On the other hand, there is still many questions about whether this action is legal or constitutional. For example, it isn't clear the Act allows for the President to take funding from other activities and use it to fund something Congress considered and refused to fund. Another question is whether this truly constitutes an "emergency" as envisioned by the statute. Since it isn't explicitly defined, the court would generally look at extrinsic evidence for the intent of Congress when they passed the law.

Dodd and Franks have plenty of blame as were complicit in pressuring FANNIE MAE and FREDDIE MAC to make sub prime loans

#21 | Posted by MSgt at 2019-03-25 06:28 PM | Reply

You do know it wasn't the sub-prime loans themselves that were the problem, right? It was the bad risk decisions on those sub-prime loans and mortgages and mortgage-backed securities that were the issue - you know, the credit default swaps and the AAA ratings on those MBSs. Had the risks been properly acknowledged, the banks wouldn't have been so heavily leveraged on those mortgages. Without so much leverage, the rise in defaults wouldn't have caused so much damage to the the banking sector.

By the way, the article you posted was an opinion piece by someone from the American Enterprise Institute. They aren't well known for placing blame on business, nor are they well known for supporting industry regulation of any type. It isn't exactly a surprise this individual would blame government regulations instead of irresponsible behavior by the banks.

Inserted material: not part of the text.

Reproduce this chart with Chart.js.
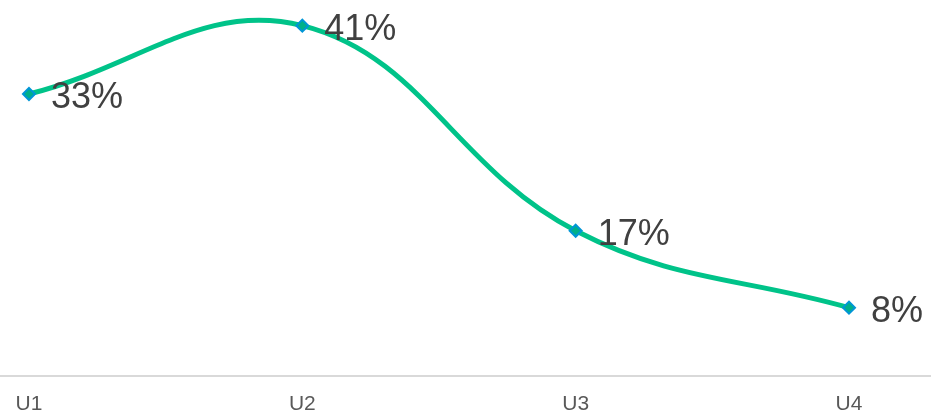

Here's an interesting chart showing that the rate of sub-prime lending didn't really increase until 2004, where it jumped dramatically. The change in 1992 clearly didn't cause a large percentage of sub-prime lending. What happened in 2004 that the sub-prime lending nearly tripled and staid high until the collapse?

This paper posits that "The rise in mortgage defaults during the crisis was concentrated in the middle of the credit score distribution, and mostly attributable to real estate investors." Their numbers are very compelling.